Let It Go

Recently, I've been using the mobile application letgo to sell a few things. For those who don't know, letgo is an item selling app that lets you communicate and exchange belongings for money with interested people. Their slogan is "letgo: For when a yard sale doesn't feel enough like a drug deal." Don't get it confused with my actual drug dealing app called Let'sGo!, which is where you meet someone for drugs, and after a few minutes, a siren alarm goes off and makes everyone leave.

Letgo is pretty good. In a city like New York, people always want old junk or white-elephant-gone-wrong gifts. If you have any of these, I urge you to sell them on the internet to strangers who live near you but not near any public transportation.

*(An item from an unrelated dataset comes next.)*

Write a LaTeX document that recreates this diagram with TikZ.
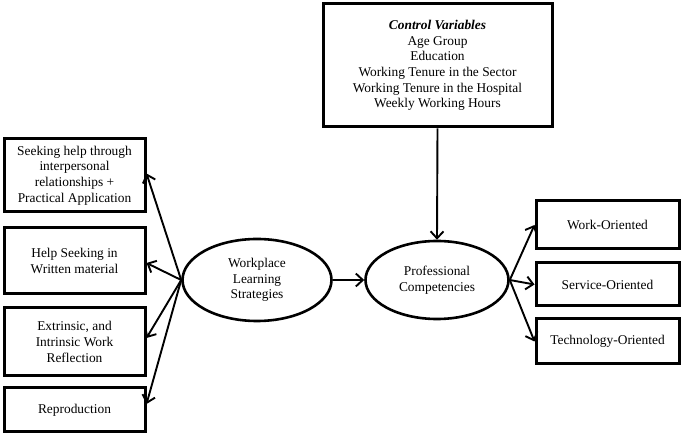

I like to meet folks at a Dunkin Donuts or a Starbucks because they are everywhere, and because there are witnesses. The other day, I met someone in the Manhattan Mall in front of the Starbucks kiosk. When the barista asked if I wanted anything, I said "You to promise that you're watching me." I didn't have to specify; the barista understood that it was a tall order.

It's kind of like Craigslist but with less cuddling, if that makes any sense. They've now done that annoying thing where it's all linked up with Facebook, and they pester you with your "friends" using it. But I don't need to use letgo to sell things to friends. I need it to sell things to people who just have a name and a zip code. Kisha 11223. And people who want the dumb shit that I have in my apartment that my friends have given me. Don't tell me my friends want something. I'll ask them myself.

I guess what I'm trying to say is sponsor me, letgo, so that when you decide to not sponsor me anymore, I can say "I don't know what happened, they let me go." That'll be good for a few guffaws. Anyway, we'll see if I can sell anything else to random Brooklynites looking for plates and bowls or a loft bed. Because I'm Brooklyn, one man's trash is another man's clutter.